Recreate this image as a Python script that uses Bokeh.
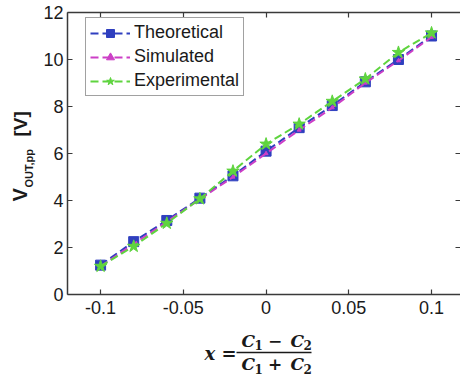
from bokeh.plotting import figure
from bokeh.models import Range1d, LinearAxis, FixedTicker, Label, Arrow, Legend, LegendItem
from bokeh.embed import file_html
from bokeh.resources import INLINE
import math

# ---- data ----
x_vals = [-0.1, -0.08, -0.06, -0.04, -0.02, 0.0, 0.02, 0.04, 0.06, 0.08, 0.1]
theoretical = [1.25, 2.25, 3.15, 4.1, 5.05, 6.1, 7.1, 8.04, 9.05, 10.0, 11.0]
simulated = [1.2, 2.15, 3.1, 4.05, 5.0, 6.0, 7.0, 7.95, 9.0, 9.95, 10.95]
experimental = [1.2, 2.05, 3.03, 4.07, 5.25, 6.4, 7.25, 8.22, 9.17, 10.3, 11.13]
x_ticks = [-0.1, -0.05, 0, 0.05, 0.1]
x_tick_labels = {-0.1: "-0.1", -0.05: "-0.05", 0: "0", 0.05: "0.05", 0.1: "0.1"}
y_ticks = [0, 2, 4, 6, 8, 10, 12]

# axes box limits (data)
X0, X1 = -0.12, 0.1175
Y0, Y1 = 0, 12

# axes box position on the canvas (pixels)
FL, FR, FT, FB = 67, 460, 12, 294
W, H = 460, 377

def dx(px):
    return X0 + (px - FL) * (X1 - X0) / (FR - FL)

def dy(py):
    return Y0 + (FB - py) * (Y1 - Y0) / (FB - FT)

p = figure(width=W, height=H, output_backend="svg", toolbar_location=None,
           x_range=Range1d(dx(0), dx(W)), y_range=Range1d(dy(H), dy(0)),
           min_border=0, x_axis_location=None, y_axis_location=None)
p.outline_line_color = None
p.grid.visible = False
p.background_fill_color = "white"
p.border_fill_color = "white"

axis_color = "#3a3a3a"
label_color = "#1a1a1a"
font = "Liberation Sans"

def make_axis(ticks, loc, bounds, overrides):
    ax = LinearAxis(ticker=FixedTicker(ticks=ticks), fixed_location=loc, bounds=bounds)
    ax.axis_line_color = axis_color
    ax.axis_line_width = 1.5
    ax.major_tick_line_color = axis_color
    ax.major_tick_line_width = 1.2
    ax.major_tick_in = 5
    ax.major_tick_out = 0
    ax.minor_tick_line_color = None
    ax.major_label_text_font = font
    ax.major_label_text_font_size = "18px"
    ax.major_label_text_color = label_color
    ax.major_label_overrides = overrides
    return ax

xb = make_axis(x_ticks, Y0, (X0, X1), x_tick_labels)
xb.major_label_standoff = 6
p.add_layout(xb, "below")
yl = make_axis(y_ticks, X0, (Y0, Y1), {t: str(t) for t in y_ticks})
yl.major_label_standoff = 4
p.add_layout(yl, "left")
xt = make_axis(x_ticks, Y1, (X0, X1), {t: "" for t in x_ticks})
xt.major_tick_in = 0
xt.major_tick_out = 5
p.add_layout(xt, "below")
yr = make_axis(y_ticks, X1, (Y0, Y1), {t: "" for t in y_ticks})
yr.axis_line_color = None
yr.major_tick_in = 0
yr.major_tick_out = 5
p.add_layout(yr, "left")

blue = "#2f3fbf"
magenta = "#cc3fc6"
green = "#5fd43f"

l1 = p.line(x_vals, theoretical, line_color=blue, line_width=2, line_dash="8 4")
m1 = p.scatter(x_vals, theoretical, marker="square", size=10, fill_color=blue, line_color=blue)
l2 = p.line(x_vals, simulated, line_color=magenta, line_width=2, line_dash="8 4")
m2 = p.scatter(x_vals, simulated, marker="triangle", size=4, fill_color=magenta, line_color=magenta)
l3 = p.line(x_vals, experimental, line_color=green, line_width=2, line_dash="8 4")
m3 = p.scatter(x_vals, experimental, marker="star", size=13, fill_color=green, line_color=green)

legend = Legend(items=[
    LegendItem(label="Theoretical", renderers=[l1, m1]),
    LegendItem(label="Simulated", renderers=[l2, m2]),
    LegendItem(label="Experimental", renderers=[l3, m3]),
])
legend.location = (85, H - 96)
legend.padding = 4
legend.spacing = 3
legend.glyph_width = 40
legend.glyph_height = 20
legend.label_height = 20
legend.label_standoff = 4
legend.label_text_font = font
legend.label_text_font_size = "18px"
legend.label_text_color = label_color
legend.border_line_color = "#444444"
legend.border_line_width = 1.2
legend.background_fill_alpha = 1
legend.margin = 0
p.add_layout(legend, "center")

# ---- y axis label: V_OUT,pp [V] ----
ylab_font = "Liberation Sans"

def ytxt(px, py, s, size):
    p.add_layout(Label(x=dx(px), y=dy(py), text=s, angle=math.pi / 2,
                       text_font=ylab_font, text_font_style="bold", text_font_size=size,
                       text_color=label_color, text_align="left", text_baseline="middle"))

ytxt(19.5, 201, "V", "20px")
ytxt(28.5, 187, "OUT,pp", "11px")
ytxt(20, 136, "[V]", "19px")

# ---- x axis label: x = (C1 - C2)/(C1 + C2) ----
serif = "DejaVu Serif"

def txt(px, py, s, size, align="left", style="bold italic"):
    p.add_layout(Label(x=dx(px), y=dy(py), text=s,
                       text_font=serif, text_font_style=style, text_font_size=size,
                       text_color=label_color, text_align=align, text_baseline="middle"))

txt(204, 353, "x =", "18px")
# numerator
txt(241, 340, "C", "17px")
txt(254, 344.5, "1", "12px", style="bold")
txt(274.5, 340, "\u2212", "17px", align="center", style="bold")
txt(290, 340, "C", "17px")
txt(303, 344.5, "2", "12px", style="bold")
# denominator
txt(241, 363.5, "C", "17px")
txt(254, 368, "1", "12px", style="bold")
txt(274.5, 363.5, "+", "17px", align="center", style="bold")
txt(290, 363.5, "C", "17px")
txt(303, 368, "2", "12px", style="bold")
p.add_layout(Arrow(x_start=dx(236), y_start=dy(352), x_end=dx(311), y_end=dy(352),
                   start=None, end=None, line_color=label_color, line_width=1.5))

open("out.html", "w").write(file_html(p, INLINE))
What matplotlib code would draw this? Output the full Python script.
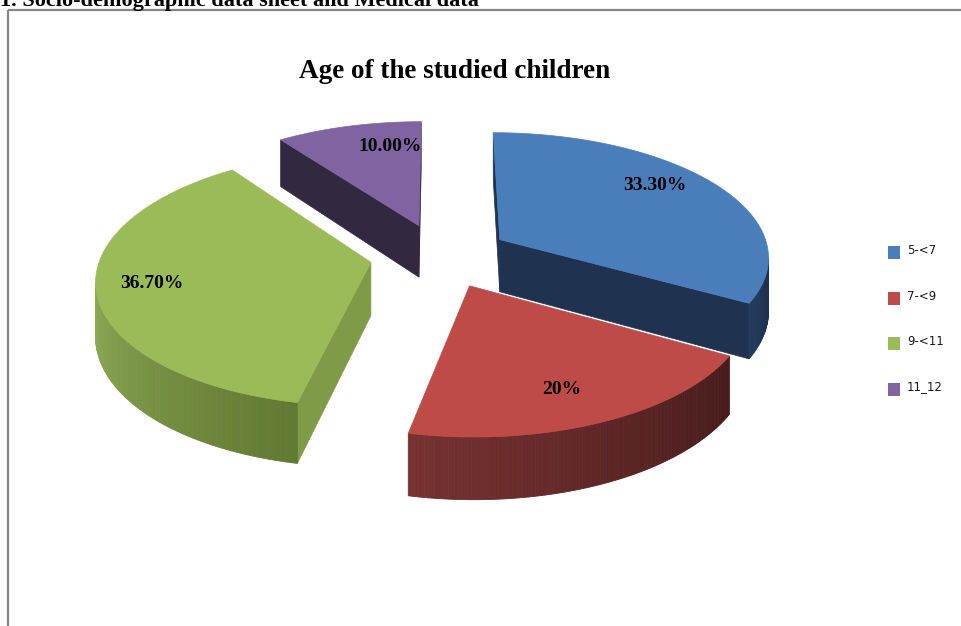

::::::::

Required task -> Leave the pictures out and reproduce each record exactly as written.

Final result ->
Recreate this image as a Python script that uses Bokeh.
from bokeh.plotting import figure
from bokeh.models import Range1d, LinearAxis, FixedTicker, Label, Arrow, Legend, LegendItem
from bokeh.embed import file_html
from bokeh.resources import INLINE
import math

# ---- data ----
x_vals = [-0.1, -0.08, -0.06, -0.04, -0.02, 0.0, 0.02, 0.04, 0.06, 0.08, 0.1]
theoretical = [1.25, 2.25, 3.15, 4.1, 5.05, 6.1, 7.1, 8.04, 9.05, 10.0, 11.0]
simulated = [1.2, 2.15, 3.1, 4.05, 5.0, 6.0, 7.0, 7.95, 9.0, 9.95, 10.95]
experimental = [1.2, 2.05, 3.03, 4.07, 5.25, 6.4, 7.25, 8.22, 9.17, 10.3, 11.13]
x_ticks = [-0.1, -0.05, 0, 0.05, 0.1]
x_tick_labels = {-0.1: "-0.1", -0.05: "-0.05", 0: "0", 0.05: "0.05", 0.1: "0.1"}
y_ticks = [0, 2, 4, 6, 8, 10, 12]

# axes box limits (data)
X0, X1 = -0.12, 0.1175
Y0, Y1 = 0, 12

# axes box position on the canvas (pixels)
FL, FR, FT, FB = 67, 460, 12, 294
W, H = 460, 377

def dx(px):
    return X0 + (px - FL) * (X1 - X0) / (FR - FL)

def dy(py):
    return Y0 + (FB - py) * (Y1 - Y0) / (FB - FT)

p = figure(width=W, height=H, output_backend="svg", toolbar_location=None,
           x_range=Range1d(dx(0), dx(W)), y_range=Range1d(dy(H), dy(0)),
           min_border=0, x_axis_location=None, y_axis_location=None)
p.outline_line_color = None
p.grid.visible = False
p.background_fill_color = "white"
p.border_fill_color = "white"

axis_color = "#3a3a3a"
label_color = "#1a1a1a"
font = "Liberation Sans"

def make_axis(ticks, loc, bounds, overrides):
    ax = LinearAxis(ticker=FixedTicker(ticks=ticks), fixed_location=loc, bounds=bounds)
    ax.axis_line_color = axis_color
    ax.axis_line_width = 1.5
    ax.major_tick_line_color = axis_color
    ax.major_tick_line_width = 1.2
    ax.major_tick_in = 5
    ax.major_tick_out = 0
    ax.minor_tick_line_color = None
    ax.major_label_text_font = font
    ax.major_label_text_font_size = "18px"
    ax.major_label_text_color = label_color
    ax.major_label_overrides = overrides
    return ax

xb = make_axis(x_ticks, Y0, (X0, X1), x_tick_labels)
xb.major_label_standoff = 6
p.add_layout(xb, "below")
yl = make_axis(y_ticks, X0, (Y0, Y1), {t: str(t) for t in y_ticks})
yl.major_label_standoff = 4
p.add_layout(yl, "left")
xt = make_axis(x_ticks, Y1, (X0, X1), {t: "" for t in x_ticks})
xt.major_tick_in = 0
xt.major_tick_out = 5
p.add_layout(xt, "below")
yr = make_axis(y_ticks, X1, (Y0, Y1), {t: "" for t in y_ticks})
yr.axis_line_color = None
yr.major_tick_in = 0
yr.major_tick_out = 5
p.add_layout(yr, "left")

blue = "#2f3fbf"
magenta = "#cc3fc6"
green = "#5fd43f"

l1 = p.line(x_vals, theoretical, line_color=blue, line_width=2, line_dash="8 4")
m1 = p.scatter(x_vals, theoretical, marker="square", size=10, fill_color=blue, line_color=blue)
l2 = p.line(x_vals, simulated, line_color=magenta, line_width=2, line_dash="8 4")
m2 = p.scatter(x_vals, simulated, marker="triangle", size=4, fill_color=magenta, line_color=magenta)
l3 = p.line(x_vals, experimental, line_color=green, line_width=2, line_dash="8 4")
m3 = p.scatter(x_vals, experimental, marker="star", size=13, fill_color=green, line_color=green)

legend = Legend(items=[
    LegendItem(label="Theoretical", renderers=[l1, m1]),
    LegendItem(label="Simulated", renderers=[l2, m2]),
    LegendItem(label="Experimental", renderers=[l3, m3]),
])
legend.location = (85, H - 96)
legend.padding = 4
legend.spacing = 3
legend.glyph_width = 40
legend.glyph_height = 20
legend.label_height = 20
legend.label_standoff = 4
legend.label_text_font = font
legend.label_text_font_size = "18px"
legend.label_text_color = label_color
legend.border_line_color = "#444444"
legend.border_line_width = 1.2
legend.background_fill_alpha = 1
legend.margin = 0
p.add_layout(legend, "center")

# ---- y axis label: V_OUT,pp [V] ----
ylab_font = "Liberation Sans"

def ytxt(px, py, s, size):
    p.add_layout(Label(x=dx(px), y=dy(py), text=s, angle=math.pi / 2,
                       text_font=ylab_font, text_font_style="bold", text_font_size=size,
                       text_color=label_color, text_align="left", text_baseline="middle"))

ytxt(19.5, 201, "V", "20px")
ytxt(28.5, 187, "OUT,pp", "11px")
ytxt(20, 136, "[V]", "19px")

# ---- x axis label: x = (C1 - C2)/(C1 + C2) ----
serif = "DejaVu Serif"

def txt(px, py, s, size, align="left", style="bold italic"):
    p.add_layout(Label(x=dx(px), y=dy(py), text=s,
                       text_font=serif, text_font_style=style, text_font_size=size,
                       text_color=label_color, text_align=align, text_baseline="middle"))

txt(204, 353, "x =", "18px")
# numerator
txt(241, 340, "C", "17px")
txt(254, 344.5, "1", "12px", style="bold")
txt(274.5, 340, "\u2212", "17px", align="center", style="bold")
txt(290, 340, "C", "17px")
txt(303, 344.5, "2", "12px", style="bold")
# denominator
txt(241, 363.5, "C", "17px")
txt(254, 368, "1", "12px", style="bold")
txt(274.5, 363.5, "+", "17px", align="center", style="bold")
txt(290, 363.5, "C", "17px")
txt(303, 368, "2", "12px", style="bold")
p.add_layout(Arrow(x_start=dx(236), y_start=dy(352), x_end=dx(311), y_end=dy(352),
                   start=None, end=None, line_color=label_color, line_width=1.5))

open("out.html", "w").write(file_html(p, INLINE))
What matplotlib code would draw this? Output the full Python script.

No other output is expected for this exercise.